··· Dataset extract ···

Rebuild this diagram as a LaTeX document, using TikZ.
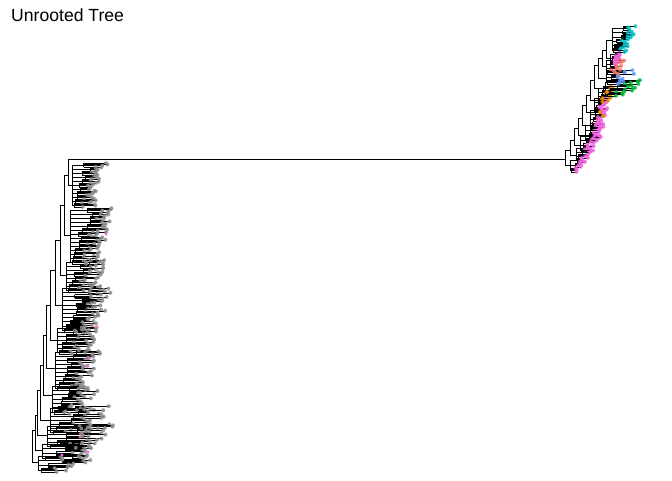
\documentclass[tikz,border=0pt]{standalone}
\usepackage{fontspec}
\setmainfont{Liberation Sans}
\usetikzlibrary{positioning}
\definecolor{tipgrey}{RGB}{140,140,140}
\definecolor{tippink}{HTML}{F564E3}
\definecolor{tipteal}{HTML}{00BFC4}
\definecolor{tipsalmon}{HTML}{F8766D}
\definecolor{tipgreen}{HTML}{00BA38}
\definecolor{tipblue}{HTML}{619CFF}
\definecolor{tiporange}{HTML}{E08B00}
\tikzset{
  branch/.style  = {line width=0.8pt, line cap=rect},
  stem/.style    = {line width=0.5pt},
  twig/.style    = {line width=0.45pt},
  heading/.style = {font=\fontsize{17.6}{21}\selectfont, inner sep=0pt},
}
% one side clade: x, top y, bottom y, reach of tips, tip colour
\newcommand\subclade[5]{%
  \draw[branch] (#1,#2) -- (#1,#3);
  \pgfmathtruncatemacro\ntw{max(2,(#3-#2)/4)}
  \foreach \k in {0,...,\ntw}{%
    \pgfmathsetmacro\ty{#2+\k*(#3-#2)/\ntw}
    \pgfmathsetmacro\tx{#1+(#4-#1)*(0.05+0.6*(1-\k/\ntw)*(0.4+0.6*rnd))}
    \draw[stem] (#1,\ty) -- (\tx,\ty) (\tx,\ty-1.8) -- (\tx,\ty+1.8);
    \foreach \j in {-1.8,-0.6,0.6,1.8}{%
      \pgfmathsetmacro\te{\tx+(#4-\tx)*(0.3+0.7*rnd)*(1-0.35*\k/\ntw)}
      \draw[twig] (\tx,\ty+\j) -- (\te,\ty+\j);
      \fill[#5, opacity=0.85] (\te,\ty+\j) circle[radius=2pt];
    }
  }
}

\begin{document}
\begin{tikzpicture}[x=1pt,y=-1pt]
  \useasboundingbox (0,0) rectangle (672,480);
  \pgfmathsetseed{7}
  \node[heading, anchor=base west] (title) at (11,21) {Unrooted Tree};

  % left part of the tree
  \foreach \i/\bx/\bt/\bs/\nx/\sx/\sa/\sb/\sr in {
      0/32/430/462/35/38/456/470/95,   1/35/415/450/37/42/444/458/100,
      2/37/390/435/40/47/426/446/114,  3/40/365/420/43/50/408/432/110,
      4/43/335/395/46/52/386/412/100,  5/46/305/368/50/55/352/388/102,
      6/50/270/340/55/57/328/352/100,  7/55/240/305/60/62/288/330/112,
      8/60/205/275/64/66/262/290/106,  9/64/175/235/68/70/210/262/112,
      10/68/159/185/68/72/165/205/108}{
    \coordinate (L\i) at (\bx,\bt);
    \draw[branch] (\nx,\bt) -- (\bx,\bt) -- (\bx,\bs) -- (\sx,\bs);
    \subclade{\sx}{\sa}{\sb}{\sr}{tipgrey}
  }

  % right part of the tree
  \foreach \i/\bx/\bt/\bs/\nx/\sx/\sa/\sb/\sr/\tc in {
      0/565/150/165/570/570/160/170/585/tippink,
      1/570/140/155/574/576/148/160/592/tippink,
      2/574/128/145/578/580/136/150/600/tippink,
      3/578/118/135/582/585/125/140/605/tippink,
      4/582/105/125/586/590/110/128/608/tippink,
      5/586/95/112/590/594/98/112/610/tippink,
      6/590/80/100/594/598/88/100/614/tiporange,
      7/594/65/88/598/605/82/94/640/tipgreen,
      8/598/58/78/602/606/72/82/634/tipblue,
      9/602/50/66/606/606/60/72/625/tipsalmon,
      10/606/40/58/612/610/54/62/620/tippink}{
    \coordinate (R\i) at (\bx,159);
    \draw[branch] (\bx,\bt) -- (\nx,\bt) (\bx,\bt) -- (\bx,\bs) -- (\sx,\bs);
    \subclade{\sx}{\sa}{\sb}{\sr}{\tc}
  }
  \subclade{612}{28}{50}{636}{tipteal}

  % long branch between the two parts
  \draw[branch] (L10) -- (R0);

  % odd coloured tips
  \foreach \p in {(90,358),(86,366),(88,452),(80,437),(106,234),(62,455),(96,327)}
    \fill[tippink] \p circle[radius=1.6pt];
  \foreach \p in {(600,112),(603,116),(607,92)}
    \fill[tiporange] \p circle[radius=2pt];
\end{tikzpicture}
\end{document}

···

:: Written exercise ::
Every line above should be returned word for word, with the pictures left behind.

:: The reply ::
Rebuild this diagram as a LaTeX document, using TikZ.
\documentclass[tikz,border=0pt]{standalone}
\usepackage{fontspec}
\setmainfont{Liberation Sans}
\usetikzlibrary{positioning}
\definecolor{tipgrey}{RGB}{140,140,140}
\definecolor{tippink}{HTML}{F564E3}
\definecolor{tipteal}{HTML}{00BFC4}
\definecolor{tipsalmon}{HTML}{F8766D}
\definecolor{tipgreen}{HTML}{00BA38}
\definecolor{tipblue}{HTML}{619CFF}
\definecolor{tiporange}{HTML}{E08B00}
\tikzset{
  branch/.style  = {line width=0.8pt, line cap=rect},
  stem/.style    = {line width=0.5pt},
  twig/.style    = {line width=0.45pt},
  heading/.style = {font=\fontsize{17.6}{21}\selectfont, inner sep=0pt},
}
% one side clade: x, top y, bottom y, reach of tips, tip colour
\newcommand\subclade[5]{%
  \draw[branch] (#1,#2) -- (#1,#3);
  \pgfmathtruncatemacro\ntw{max(2,(#3-#2)/4)}
  \foreach \k in {0,...,\ntw}{%
    \pgfmathsetmacro\ty{#2+\k*(#3-#2)/\ntw}
    \pgfmathsetmacro\tx{#1+(#4-#1)*(0.05+0.6*(1-\k/\ntw)*(0.4+0.6*rnd))}
    \draw[stem] (#1,\ty) -- (\tx,\ty) (\tx,\ty-1.8) -- (\tx,\ty+1.8);
    \foreach \j in {-1.8,-0.6,0.6,1.8}{%
      \pgfmathsetmacro\te{\tx+(#4-\tx)*(0.3+0.7*rnd)*(1-0.35*\k/\ntw)}
      \draw[twig] (\tx,\ty+\j) -- (\te,\ty+\j);
      \fill[#5, opacity=0.85] (\te,\ty+\j) circle[radius=2pt];
    }
  }
}

\begin{document}
\begin{tikzpicture}[x=1pt,y=-1pt]
  \useasboundingbox (0,0) rectangle (672,480);
  \pgfmathsetseed{7}
  \node[heading, anchor=base west] (title) at (11,21) {Unrooted Tree};

  % left part of the tree
  \foreach \i/\bx/\bt/\bs/\nx/\sx/\sa/\sb/\sr in {
      0/32/430/462/35/38/456/470/95,   1/35/415/450/37/42/444/458/100,
      2/37/390/435/40/47/426/446/114,  3/40/365/420/43/50/408/432/110,
      4/43/335/395/46/52/386/412/100,  5/46/305/368/50/55/352/388/102,
      6/50/270/340/55/57/328/352/100,  7/55/240/305/60/62/288/330/112,
      8/60/205/275/64/66/262/290/106,  9/64/175/235/68/70/210/262/112,
      10/68/159/185/68/72/165/205/108}{
    \coordinate (L\i) at (\bx,\bt);
    \draw[branch] (\nx,\bt) -- (\bx,\bt) -- (\bx,\bs) -- (\sx,\bs);
    \subclade{\sx}{\sa}{\sb}{\sr}{tipgrey}
  }

  % right part of the tree
  \foreach \i/\bx/\bt/\bs/\nx/\sx/\sa/\sb/\sr/\tc in {
      0/565/150/165/570/570/160/170/585/tippink,
      1/570/140/155/574/576/148/160/592/tippink,
      2/574/128/145/578/580/136/150/600/tippink,
      3/578/118/135/582/585/125/140/605/tippink,
      4/582/105/125/586/590/110/128/608/tippink,
      5/586/95/112/590/594/98/112/610/tippink,
      6/590/80/100/594/598/88/100/614/tiporange,
      7/594/65/88/598/605/82/94/640/tipgreen,
      8/598/58/78/602/606/72/82/634/tipblue,
      9/602/50/66/606/606/60/72/625/tipsalmon,
      10/606/40/58/612/610/54/62/620/tippink}{
    \coordinate (R\i) at (\bx,159);
    \draw[branch] (\bx,\bt) -- (\nx,\bt) (\bx,\bt) -- (\bx,\bs) -- (\sx,\bs);
    \subclade{\sx}{\sa}{\sb}{\sr}{\tc}
  }
  \subclade{612}{28}{50}{636}{tipteal}

  % long branch between the two parts
  \draw[branch] (L10) -- (R0);

  % odd coloured tips
  \foreach \p in {(90,358),(86,366),(88,452),(80,437),(106,234),(62,455),(96,327)}
    \fill[tippink] \p circle[radius=1.6pt];
  \foreach \p in {(600,112),(603,116),(607,92)}
    \fill[tiporange] \p circle[radius=2pt];
\end{tikzpicture}
\end{document}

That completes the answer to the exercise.